Abstract

The declaration of the COVID pandemic in March 2020 was immediately followed by news media accounts of “panic buying.” However, this term is problematic because it implicitly assumes that people engage in indiscriminate consumer product purchases that are motivated solely by extreme fear. Contrary to the implicit assumptions of “panic buying,” this study's examination of consumer product purchases by 435 households found that respondents drew clear distinctions among four activities (observed shortages, own consumption changes, own stockpiling, and others’ stockpiling) related to six consumer product categories (fresh produce, fresh meat, nonperishable food, cleaning supplies, sanitary supplies, and nonprescription medications).
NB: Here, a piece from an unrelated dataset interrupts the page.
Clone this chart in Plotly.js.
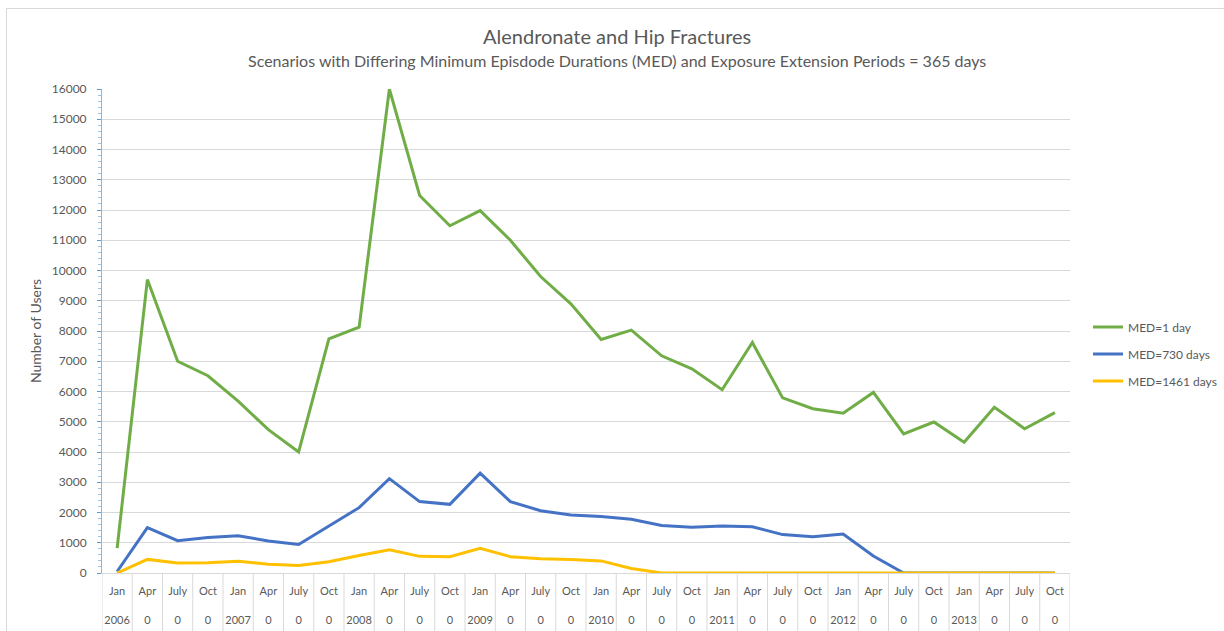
<!DOCTYPE html>
<html>
<head>
<meta charset="utf-8">
<script src="https://cdn.plot.ly/plotly-3.0.1.min.js"></script>
<style>
  html, body { margin: 0; padding: 0; overflow: hidden; background: #fff; }
  #chart { width: 1224px; height: 631px; position: absolute; left: 0; top: 0; }
  #frame { position: absolute; left: 6px; top: 8px; width: 1300px; height: 700px;
           border: 1px solid #d9d9d9; pointer-events: none; }
</style>
</head>
<body>
<div id="chart"></div>
<div id="frame"></div>
<script>
// ---- data ----
const months = ["Jan","Apr","July","Oct","Jan","Apr","July","Oct","Jan","Apr","July","Oct",
                "Jan","Apr","July","Oct","Jan","Apr","July","Oct","Jan","Apr","July","Oct",
                "Jan","Apr","July","Oct","Jan","Apr","July","Oct"];
const yearLabels = ["2006","0","0","0","2007","0","0","0","2008","0","0","0",
                    "2009","0","0","0","2010","0","0","0","2011","0","0","0",
                    "2012","0","0","0","2013","0","0","0"];
const categories = months.map((m, i) => m + " Q" + i);

const med1 = [820, 9700, 7000, 6520, 5680, 4740, 4000, 7740, 8130, 16000, 12480, 11480,
              11980, 11000, 9800, 8900, 7720, 8030, 7180, 6750, 6060, 7620, 5790, 5430,
              5280, 5970, 4600, 4990, 4320, 5480, 4770, 5300];
const med730 = [50, 1500, 1070, 1170, 1230, 1060, 940, 1540, 2160, 3120, 2360, 2270,
                3300, 2360, 2060, 1920, 1870, 1780, 1570, 1510, 1550, 1530, 1270, 1200,
                1290, 560, 0, 0, 0, 0, 0, 0];
const med1461 = [0, 450, 330, 340, 390, 290, 250, 370, 580, 770, 550, 540,
                 820, 540, 470, 450, 400, 150, 0, 0, 0, 0, 0, 0,
                 0, 0, 0, 0, 0, 0, 0, 0];
const seriesNames = ["MED=1 day", "MED=730 days", "MED=1461 days"];
const seriesColors = ["#70ad47", "#4472c4", "#ffc000"];

// ---- chart ----
const tickText = months.map((m, i) => m + "<br>\u00a0<br>" + yearLabels[i]);

const font = "Lato, 'Open Sans', sans-serif";
const traces = [med1, med730, med1461].map((vals, k) => ({
  type: "scatter",
  mode: "lines",
  x: categories,
  y: vals,
  name: seriesNames[k],
  legendgroup: "g" + k,
  line: { color: seriesColors[k], width: 3 },
  hoverinfo: "x+y+name"
}));

// category separators in the label band (Excel-style)
const separators = [];
for (let i = 0; i <= categories.length; i++) {
  separators.push({
    type: "line", xref: "x", yref: "paper",
    x0: i - 0.5, x1: i - 0.5, y0: 0, y1: -0.125,
    line: { color: "#d9d9d9", width: 1 }, layer: "below"
  });
}

const layout = {
  width: 1224,
  height: 631,
  margin: { l: 102, r: 154, t: 89, b: 58, autoexpand: false },
  paper_bgcolor: "rgba(0,0,0,0)",
  plot_bgcolor: "#fff",
  font: { family: font, color: "#595959", size: 11 },
  showlegend: true,
  legend: {
    x: 1.0186, xanchor: "left",
    y: 0.4525, yanchor: "middle",
    font: { family: font, size: 12, color: "#595959" },
    tracegroupgap: 8,
    bgcolor: "rgba(0,0,0,0)"
  },
  xaxis: {
    type: "category",
    range: [-0.5, categories.length - 0.5],
    tickmode: "array",
    tickvals: categories,
    ticktext: tickText,
    tickangle: 0,
    ticks: "",
    ticklabelstandoff: 8,
    showgrid: false,
    showline: true,
    linecolor: "#d9d9d9",
    linewidth: 1,
    zeroline: false,
    tickfont: { family: font, size: 11, color: "#595959" }
  },
  yaxis: {
    range: [0, 16000],
    dtick: 1000,
    tick0: 0,
    tickformat: "d",
    ticks: "outside",
    ticklen: 4,
    tickcolor: "#5b9bd5",
    tickwidth: 1,
    showline: true,
    linecolor: "#8fb4e3",
    linewidth: 1,
    showgrid: true,
    gridcolor: "#d9d9d9",
    gridwidth: 1,
    zeroline: false,
    ticklabelstandoff: 8,
    tickfont: { family: font, size: 12, color: "#595959" },
    minor: { dtick: 200, ticks: "outside", ticklen: 3, tickcolor: "#9dc3e6", showgrid: false },
    title: { text: "Number of Users", font: { family: font, size: 14, color: "#595959" }, standoff: 6 }
  },
  shapes: separators,
  annotations: [
    { text: "Alendronate and Hip Fractures", xref: "paper", yref: "paper",
      x: 0.532, y: (573 - 36) / 484, xanchor: "center", yanchor: "middle", showarrow: false,
      font: { family: font, size: 20, color: "#595959" } },
    { text: "Scenarios with Differing Minimum Episdode Durations (MED) and Exposure Extension Periods = 365 days",
      xref: "paper", yref: "paper",
      x: 0.532, y: (573 - 60) / 484, xanchor: "center", yanchor: "middle", showarrow: false,
      font: { family: font, size: 16, color: "#595959" } }
  ]
};

Plotly.newPlot("chart", traces, layout, { displayModeBar: false, responsive: false });
</script>
</body>
</html>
The results show that own stockpiling has moderately positive correlations with own consumption changes and is as strongly related to optimism and anger as to fear. Own stockpiling also has positive correlations with perceptions of others’ stockpiling, reliance on informal information sources, and observed shortages. Unexpectedly, own stockpiling has positive correlations with positive disaster stereotypes rather than negative disaster stereotypes, and is unrelated to expected pandemic duration, authoritative information sources, demographic characteristics, and routine stockpiling. The results suggest that the term “panic buying” should be replaced by “crisis stockpiling,” which avoids unnecessary erroneous inferences about the motivation for that behavior.